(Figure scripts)
○ ○ ○ ○ ○ ○ ○

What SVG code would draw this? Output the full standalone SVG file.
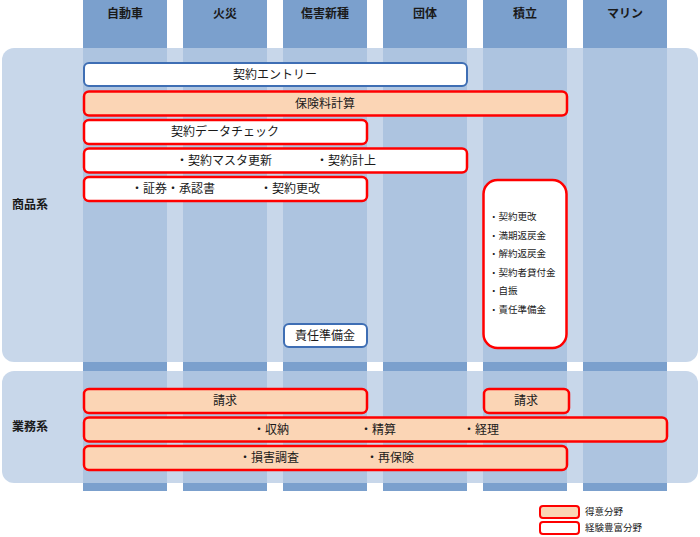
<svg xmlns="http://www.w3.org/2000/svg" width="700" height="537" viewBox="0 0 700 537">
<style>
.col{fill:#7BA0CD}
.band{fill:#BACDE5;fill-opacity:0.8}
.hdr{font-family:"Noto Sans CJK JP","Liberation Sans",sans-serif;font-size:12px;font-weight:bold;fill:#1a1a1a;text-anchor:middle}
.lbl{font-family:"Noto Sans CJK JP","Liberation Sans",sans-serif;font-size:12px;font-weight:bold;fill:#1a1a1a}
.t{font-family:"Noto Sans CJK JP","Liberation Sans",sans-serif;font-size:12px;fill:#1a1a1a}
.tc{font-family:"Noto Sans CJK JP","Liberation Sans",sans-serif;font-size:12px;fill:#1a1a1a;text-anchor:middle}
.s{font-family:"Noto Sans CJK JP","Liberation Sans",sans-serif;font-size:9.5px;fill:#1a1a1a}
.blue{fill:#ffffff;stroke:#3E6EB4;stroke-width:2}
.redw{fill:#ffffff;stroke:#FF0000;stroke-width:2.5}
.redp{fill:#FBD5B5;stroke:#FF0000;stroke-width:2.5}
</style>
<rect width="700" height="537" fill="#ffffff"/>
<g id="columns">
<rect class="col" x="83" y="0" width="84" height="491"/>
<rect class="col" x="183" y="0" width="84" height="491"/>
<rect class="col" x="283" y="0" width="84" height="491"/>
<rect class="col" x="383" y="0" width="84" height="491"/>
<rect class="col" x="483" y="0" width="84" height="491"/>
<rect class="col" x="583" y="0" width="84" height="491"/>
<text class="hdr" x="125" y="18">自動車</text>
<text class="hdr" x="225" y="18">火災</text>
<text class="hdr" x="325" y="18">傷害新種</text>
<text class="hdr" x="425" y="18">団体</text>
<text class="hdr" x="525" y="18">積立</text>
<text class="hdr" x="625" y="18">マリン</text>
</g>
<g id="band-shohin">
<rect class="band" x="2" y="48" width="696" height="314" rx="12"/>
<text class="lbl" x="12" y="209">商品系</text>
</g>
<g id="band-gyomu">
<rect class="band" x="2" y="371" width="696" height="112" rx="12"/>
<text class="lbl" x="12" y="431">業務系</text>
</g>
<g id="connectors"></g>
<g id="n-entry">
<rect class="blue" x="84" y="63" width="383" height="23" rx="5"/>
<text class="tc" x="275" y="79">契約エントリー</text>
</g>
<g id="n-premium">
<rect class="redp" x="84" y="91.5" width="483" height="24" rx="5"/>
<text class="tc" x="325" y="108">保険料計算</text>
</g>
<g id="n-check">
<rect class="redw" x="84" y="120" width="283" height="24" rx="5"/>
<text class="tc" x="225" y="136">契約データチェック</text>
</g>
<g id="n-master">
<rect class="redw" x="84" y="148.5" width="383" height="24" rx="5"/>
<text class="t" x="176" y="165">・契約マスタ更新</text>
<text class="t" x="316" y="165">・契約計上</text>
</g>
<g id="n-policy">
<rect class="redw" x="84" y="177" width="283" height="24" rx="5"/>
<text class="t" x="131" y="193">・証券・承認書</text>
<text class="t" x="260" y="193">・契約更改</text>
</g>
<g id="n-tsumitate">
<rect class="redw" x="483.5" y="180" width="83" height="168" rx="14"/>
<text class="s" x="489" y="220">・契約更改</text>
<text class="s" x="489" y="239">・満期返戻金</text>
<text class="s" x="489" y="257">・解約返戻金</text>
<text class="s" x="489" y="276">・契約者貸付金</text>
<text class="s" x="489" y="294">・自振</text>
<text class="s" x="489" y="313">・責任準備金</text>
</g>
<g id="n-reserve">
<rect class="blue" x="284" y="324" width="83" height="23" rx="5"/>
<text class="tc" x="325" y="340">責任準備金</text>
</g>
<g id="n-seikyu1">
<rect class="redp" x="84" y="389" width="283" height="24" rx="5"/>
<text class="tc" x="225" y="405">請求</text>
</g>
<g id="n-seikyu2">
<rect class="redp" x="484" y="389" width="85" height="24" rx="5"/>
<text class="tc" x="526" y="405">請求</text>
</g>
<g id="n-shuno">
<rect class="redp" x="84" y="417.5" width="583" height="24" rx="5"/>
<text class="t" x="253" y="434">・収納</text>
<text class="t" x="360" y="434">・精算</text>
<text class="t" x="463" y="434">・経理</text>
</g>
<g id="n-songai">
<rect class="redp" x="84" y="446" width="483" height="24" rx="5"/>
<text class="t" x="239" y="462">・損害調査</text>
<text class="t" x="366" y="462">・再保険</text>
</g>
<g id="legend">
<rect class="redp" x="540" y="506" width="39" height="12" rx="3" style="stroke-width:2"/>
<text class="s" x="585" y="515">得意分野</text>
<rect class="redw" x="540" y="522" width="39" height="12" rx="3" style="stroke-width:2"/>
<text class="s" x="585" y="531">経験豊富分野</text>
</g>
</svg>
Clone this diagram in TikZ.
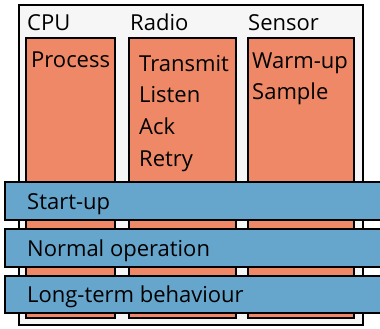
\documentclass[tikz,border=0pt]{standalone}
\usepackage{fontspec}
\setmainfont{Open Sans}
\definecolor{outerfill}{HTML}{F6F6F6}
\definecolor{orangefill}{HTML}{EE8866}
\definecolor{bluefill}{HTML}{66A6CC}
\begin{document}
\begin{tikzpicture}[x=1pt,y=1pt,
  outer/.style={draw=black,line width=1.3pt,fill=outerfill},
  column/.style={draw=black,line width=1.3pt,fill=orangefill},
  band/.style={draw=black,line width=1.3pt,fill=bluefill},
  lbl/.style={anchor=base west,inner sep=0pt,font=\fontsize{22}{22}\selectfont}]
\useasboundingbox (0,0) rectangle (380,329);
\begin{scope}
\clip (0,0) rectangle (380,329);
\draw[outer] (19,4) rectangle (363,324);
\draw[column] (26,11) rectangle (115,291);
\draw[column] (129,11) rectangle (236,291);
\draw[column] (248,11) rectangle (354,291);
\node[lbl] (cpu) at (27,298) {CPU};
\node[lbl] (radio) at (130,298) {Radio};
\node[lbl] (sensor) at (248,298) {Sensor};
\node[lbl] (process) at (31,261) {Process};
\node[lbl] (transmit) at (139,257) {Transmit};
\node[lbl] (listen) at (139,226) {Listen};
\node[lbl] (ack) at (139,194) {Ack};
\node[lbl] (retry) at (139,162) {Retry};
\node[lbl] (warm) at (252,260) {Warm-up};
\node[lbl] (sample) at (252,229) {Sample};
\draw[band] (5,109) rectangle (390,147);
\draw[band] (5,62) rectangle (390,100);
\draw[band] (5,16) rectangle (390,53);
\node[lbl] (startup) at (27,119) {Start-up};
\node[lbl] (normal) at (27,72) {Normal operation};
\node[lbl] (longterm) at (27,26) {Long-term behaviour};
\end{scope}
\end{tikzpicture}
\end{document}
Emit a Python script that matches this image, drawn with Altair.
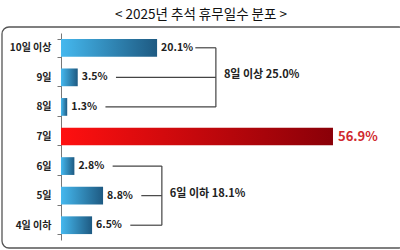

○ ○ ○ ○ ○ ○ ○

Objective. The records above must be printed exactly; the pictures stay out.

Task response.
What SVG code would draw this? Output the full standalone SVG file.
<svg xmlns="http://www.w3.org/2000/svg" width="700" height="537" viewBox="0 0 700 537">
<style>
.col{fill:#7BA0CD}
.band{fill:#BACDE5;fill-opacity:0.8}
.hdr{font-family:"Noto Sans CJK JP","Liberation Sans",sans-serif;font-size:12px;font-weight:bold;fill:#1a1a1a;text-anchor:middle}
.lbl{font-family:"Noto Sans CJK JP","Liberation Sans",sans-serif;font-size:12px;font-weight:bold;fill:#1a1a1a}
.t{font-family:"Noto Sans CJK JP","Liberation Sans",sans-serif;font-size:12px;fill:#1a1a1a}
.tc{font-family:"Noto Sans CJK JP","Liberation Sans",sans-serif;font-size:12px;fill:#1a1a1a;text-anchor:middle}
.s{font-family:"Noto Sans CJK JP","Liberation Sans",sans-serif;font-size:9.5px;fill:#1a1a1a}
.blue{fill:#ffffff;stroke:#3E6EB4;stroke-width:2}
.redw{fill:#ffffff;stroke:#FF0000;stroke-width:2.5}
.redp{fill:#FBD5B5;stroke:#FF0000;stroke-width:2.5}
</style>
<rect width="700" height="537" fill="#ffffff"/>
<g id="columns">
<rect class="col" x="83" y="0" width="84" height="491"/>
<rect class="col" x="183" y="0" width="84" height="491"/>
<rect class="col" x="283" y="0" width="84" height="491"/>
<rect class="col" x="383" y="0" width="84" height="491"/>
<rect class="col" x="483" y="0" width="84" height="491"/>
<rect class="col" x="583" y="0" width="84" height="491"/>
<text class="hdr" x="125" y="18">自動車</text>
<text class="hdr" x="225" y="18">火災</text>
<text class="hdr" x="325" y="18">傷害新種</text>
<text class="hdr" x="425" y="18">団体</text>
<text class="hdr" x="525" y="18">積立</text>
<text class="hdr" x="625" y="18">マリン</text>
</g>
<g id="band-shohin">
<rect class="band" x="2" y="48" width="696" height="314" rx="12"/>
<text class="lbl" x="12" y="209">商品系</text>
</g>
<g id="band-gyomu">
<rect class="band" x="2" y="371" width="696" height="112" rx="12"/>
<text class="lbl" x="12" y="431">業務系</text>
</g>
<g id="connectors"></g>
<g id="n-entry">
<rect class="blue" x="84" y="63" width="383" height="23" rx="5"/>
<text class="tc" x="275" y="79">契約エントリー</text>
</g>
<g id="n-premium">
<rect class="redp" x="84" y="91.5" width="483" height="24" rx="5"/>
<text class="tc" x="325" y="108">保険料計算</text>
</g>
<g id="n-check">
<rect class="redw" x="84" y="120" width="283" height="24" rx="5"/>
<text class="tc" x="225" y="136">契約データチェック</text>
</g>
<g id="n-master">
<rect class="redw" x="84" y="148.5" width="383" height="24" rx="5"/>
<text class="t" x="176" y="165">・契約マスタ更新</text>
<text class="t" x="316" y="165">・契約計上</text>
</g>
<g id="n-policy">
<rect class="redw" x="84" y="177" width="283" height="24" rx="5"/>
<text class="t" x="131" y="193">・証券・承認書</text>
<text class="t" x="260" y="193">・契約更改</text>
</g>
<g id="n-tsumitate">
<rect class="redw" x="483.5" y="180" width="83" height="168" rx="14"/>
<text class="s" x="489" y="220">・契約更改</text>
<text class="s" x="489" y="239">・満期返戻金</text>
<text class="s" x="489" y="257">・解約返戻金</text>
<text class="s" x="489" y="276">・契約者貸付金</text>
<text class="s" x="489" y="294">・自振</text>
<text class="s" x="489" y="313">・責任準備金</text>
</g>
<g id="n-reserve">
<rect class="blue" x="284" y="324" width="83" height="23" rx="5"/>
<text class="tc" x="325" y="340">責任準備金</text>
</g>
<g id="n-seikyu1">
<rect class="redp" x="84" y="389" width="283" height="24" rx="5"/>
<text class="tc" x="225" y="405">請求</text>
</g>
<g id="n-seikyu2">
<rect class="redp" x="484" y="389" width="85" height="24" rx="5"/>
<text class="tc" x="526" y="405">請求</text>
</g>
<g id="n-shuno">
<rect class="redp" x="84" y="417.5" width="583" height="24" rx="5"/>
<text class="t" x="253" y="434">・収納</text>
<text class="t" x="360" y="434">・精算</text>
<text class="t" x="463" y="434">・経理</text>
</g>
<g id="n-songai">
<rect class="redp" x="84" y="446" width="483" height="24" rx="5"/>
<text class="t" x="239" y="462">・損害調査</text>
<text class="t" x="366" y="462">・再保険</text>
</g>
<g id="legend">
<rect class="redp" x="540" y="506" width="39" height="12" rx="3" style="stroke-width:2"/>
<text class="s" x="585" y="515">得意分野</text>
<rect class="redw" x="540" y="522" width="39" height="12" rx="3" style="stroke-width:2"/>
<text class="s" x="585" y="531">経験豊富分野</text>
</g>
</svg>
Clone this diagram in TikZ.
\documentclass[tikz,border=0pt]{standalone}
\usepackage{fontspec}
\setmainfont{Open Sans}
\definecolor{outerfill}{HTML}{F6F6F6}
\definecolor{orangefill}{HTML}{EE8866}
\definecolor{bluefill}{HTML}{66A6CC}
\begin{document}
\begin{tikzpicture}[x=1pt,y=1pt,
  outer/.style={draw=black,line width=1.3pt,fill=outerfill},
  column/.style={draw=black,line width=1.3pt,fill=orangefill},
  band/.style={draw=black,line width=1.3pt,fill=bluefill},
  lbl/.style={anchor=base west,inner sep=0pt,font=\fontsize{22}{22}\selectfont}]
\useasboundingbox (0,0) rectangle (380,329);
\begin{scope}
\clip (0,0) rectangle (380,329);
\draw[outer] (19,4) rectangle (363,324);
\draw[column] (26,11) rectangle (115,291);
\draw[column] (129,11) rectangle (236,291);
\draw[column] (248,11) rectangle (354,291);
\node[lbl] (cpu) at (27,298) {CPU};
\node[lbl] (radio) at (130,298) {Radio};
\node[lbl] (sensor) at (248,298) {Sensor};
\node[lbl] (process) at (31,261) {Process};
\node[lbl] (transmit) at (139,257) {Transmit};
\node[lbl] (listen) at (139,226) {Listen};
\node[lbl] (ack) at (139,194) {Ack};
\node[lbl] (retry) at (139,162) {Retry};
\node[lbl] (warm) at (252,260) {Warm-up};
\node[lbl] (sample) at (252,229) {Sample};
\draw[band] (5,109) rectangle (390,147);
\draw[band] (5,62) rectangle (390,100);
\draw[band] (5,16) rectangle (390,53);
\node[lbl] (startup) at (27,119) {Start-up};
\node[lbl] (normal) at (27,72) {Normal operation};
\node[lbl] (longterm) at (27,26) {Long-term behaviour};
\end{scope}
\end{tikzpicture}
\end{document}
Emit a Python script that matches this image, drawn with Altair.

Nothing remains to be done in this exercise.